Malapascua became famous fairly recently, only in the early 1990s as a dive destination. Prior to this, the island was known for its wide white sand beach, known as Bounty Beach; it has also become known for its beautiful coral gardens, coral walls and excellent local dive spots, as well as further-out sites including Gato Island, Monad Shoal, and Kemod Shoal. Monad Shoal is an underwater plateau where thresher sharks and manta rays can regularly be sighted.
Most of the islanders derive their livelihood from tourism, while some still rely on subsistence fishing and farming.
Religiously, Malapascua Island or barangay Logon is believed to be the place where the Virgin de los Desamparados made a miracle sometime in 1890 when the island had only nine households of the Monteclar, Deogrades, Rosales, Gulfan, Rubio, Bohol and Bruces families. It was said to be a piece of wood that had never burnt. In 1907 the parish priest of Kandaya, now Daanbantayan town, Rev. Fr. Inocentes Maga, baptized it of its name upon the request of the local residents. The size of the image is not the original size and it is said to be growing until present. Devotees from different parts of the country and even abroad come during the feast days on May 11 and 12. The chapel was originally made of coconut palm and leaves but now it is made of steel and cement.
Similar to other islands, natives were dependent on fishing as a source of livelihood. Agricultural products such as corn and rice were supplied from neighboring islands, such as Cebu and Leyte. With the population increasing and fish stocks dwindling, tourism came to the rescue. Nowadays, the majority of islanders either directly or indirectly make a living out of tourism, which is developing rapidly. The growth of tourism has also increased local immigration to the island, thus the demand for housing. The lack of a pier for bigger boats - due to financial constraints - is keeping a brake on construction growth.

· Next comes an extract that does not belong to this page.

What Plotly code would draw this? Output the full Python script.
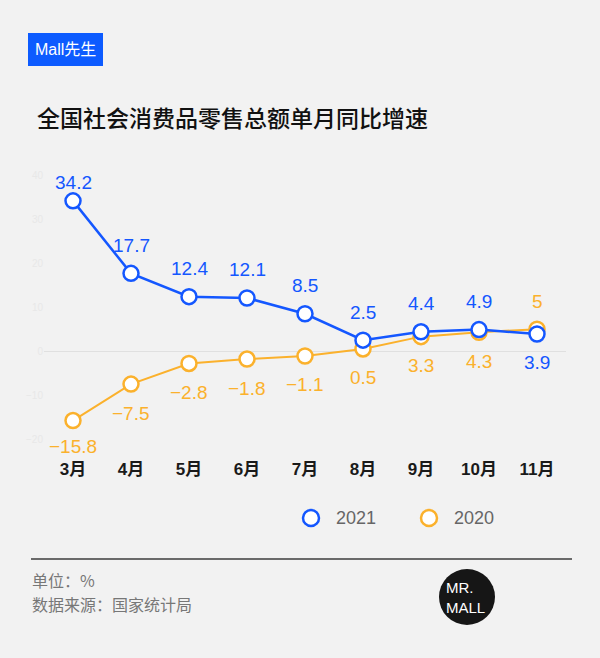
import plotly.graph_objects as go

months = ['3月', '4月', '5月', '6月', '7月', '8月', '9月', '10月', '11月']
growth_2021 = [34.2, 17.7, 12.4, 12.1, 8.5, 2.5, 4.4, 4.9, 3.9]
growth_2020 = [-15.8, -7.5, -2.8, -1.8, -1.1, 0.5, 3.3, 4.3, 5]
y_ticks = [-20, -10, 0, 10, 20, 30, 40]

blue = '#1457ff'
orange = '#fbb12c'
bg = '#f2f2f2'
cjk = 'Noto Sans CJK SC'
num = 'Liberation Sans, Noto Sans CJK SC'

# plot area is 44..566 px across and 160..450 px down
def px(x):
    return (x - 44) / 522

def py(y):
    return (450 - y) / 290

fig = go.Figure()
fig.add_trace(go.Scatter(
    x=months, y=growth_2020, mode='lines+markers', name='2020',
    line=dict(color=orange, width=2),
    marker=dict(size=15, color='white', line=dict(color=orange, width=2.5)),
    showlegend=False, hoverinfo='skip'))
fig.add_trace(go.Scatter(
    x=months, y=growth_2021, mode='lines+markers', name='2021',
    line=dict(color=blue, width=2.5),
    marker=dict(size=15, color='white', line=dict(color=blue, width=2.5)),
    showlegend=False, hoverinfo='skip'))

# value labels: 2021 above, 2020 below, except the last month where they swap
for i, m in enumerate(months):
    up = 28 if i < len(months) - 1 else -28
    if i == 0:
        up = 18
    fig.add_annotation(x=m, y=growth_2021[i], text=str(growth_2021[i]), showarrow=False,
                       yshift=up, font=dict(family=num, size=19, color=blue))
    down = -29 if i < len(months) - 1 else 28
    if i == 0:
        down = -26
    txt = str(growth_2020[i]).replace('-', '−')
    fig.add_annotation(x=m, y=growth_2020[i], text=txt, showarrow=False,
                       yshift=down, font=dict(family=num, size=19, color=orange))

def note(x, y, text, font, xanchor='center', align='center'):
    fig.add_annotation(xref='paper', yref='paper', x=px(x), y=py(y), text=text,
                       showarrow=False, xanchor=xanchor, yanchor='middle',
                       align=align, font=font)

# badge and title
fig.add_shape(type='rect', xref='paper', yref='paper', x0=px(28), x1=px(103),
              y0=py(66), y1=py(33), fillcolor='#0d5bff', line_width=0)
note(65.5, 49.5, 'Mall先生', dict(family=num, size=16, color='white'))
note(35, 117, '全国社会消费品零售总额单月同比增速',
     dict(family=cjk, size=23, color='#111111', weight=500), xanchor='left')

# legend drawn by hand
for cx, col, lab in [(311, blue, '2021'), (429, orange, '2020')]:
    fig.add_shape(type='circle', xref='paper', yref='paper',
                  x0=px(cx - 8), x1=px(cx + 8), y0=py(518 + 8), y1=py(518 - 8),
                  fillcolor='white', line=dict(color=col, width=2.5))
    note(cx + 23, 518, lab, dict(family=num, size=18, color='#666666'), xanchor='left')

fig.add_shape(type='line', xref='paper', yref='paper', x0=px(31), x1=px(572),
              y0=py(559), y1=py(559), line=dict(color='#6a6a6a', width=2))

note(30, 580, '单位：%', dict(family=cjk, size=16, color='#777777'), xanchor='left')
note(30, 604, '数据来源：国家统计局', dict(family=cjk, size=16, color='#777777'), xanchor='left')

# logo
fig.add_shape(type='circle', xref='paper', yref='paper',
              x0=px(467 - 28), x1=px(467 + 28), y0=py(597 + 28), y1=py(597 - 28),
              fillcolor='#161616', line_width=0)
note(465, 597, 'MR.<br>MALL',
     dict(family='Liberation Sans Narrow, Liberation Sans', size=15, color='white'),
     align='left')

fig.update_layout(
    width=600, height=658,
    margin=dict(l=44, r=34, t=160, b=208),
    paper_bgcolor=bg, plot_bgcolor=bg,
    xaxis=dict(range=[-0.5, 8.5], showgrid=False, zeroline=False, showline=False,
               ticks='', ticklabelstandoff=7,
               tickfont=dict(family=num, size=17, color='#1a1a1a', weight='bold')),
    yaxis=dict(range=[-22.5, 43.5], tickvals=y_ticks, showgrid=False,
               zeroline=True, zerolinecolor='#e0e0e0', zerolinewidth=1,
               showline=False, ticks='',
               tickfont=dict(family=num, size=10, color='#e8e8e8')),
)

fig.write_html('out.html', config={'displayModeBar': False},
               post_script="document.body.style.margin='0';")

The number-one dive site of Malapascua is Monad Shoal, a natural cleaning station for fish located 7.8 kilometres from the island. The shoal is a rather unremarkable 1.5 kilometres long rock stump at the edge of a 200 metres drop and has a flattish top at a depth of 20 to 24 metres. The site is best known as the only place in the world where thresher sharks can be seen regularly at and just before sunrise. They use the seamount as a cleaning station for bluestreak and moon cleaner wrasse to remove ectoparasites such as gnathiids from their skin and clean their gills and mouths. The shoal also attracts other pelagic fish such as devil rays and eagle rays. Manta rays and hammerheads are seasonal. Unfortunately most of the coral reefs of the shoal have been damaged by destructive fishing methods, as has happened all over the Philippines, and elsewhere. In June 2016 a ship ran aground on the shoal, damaging three hectares of the protected area.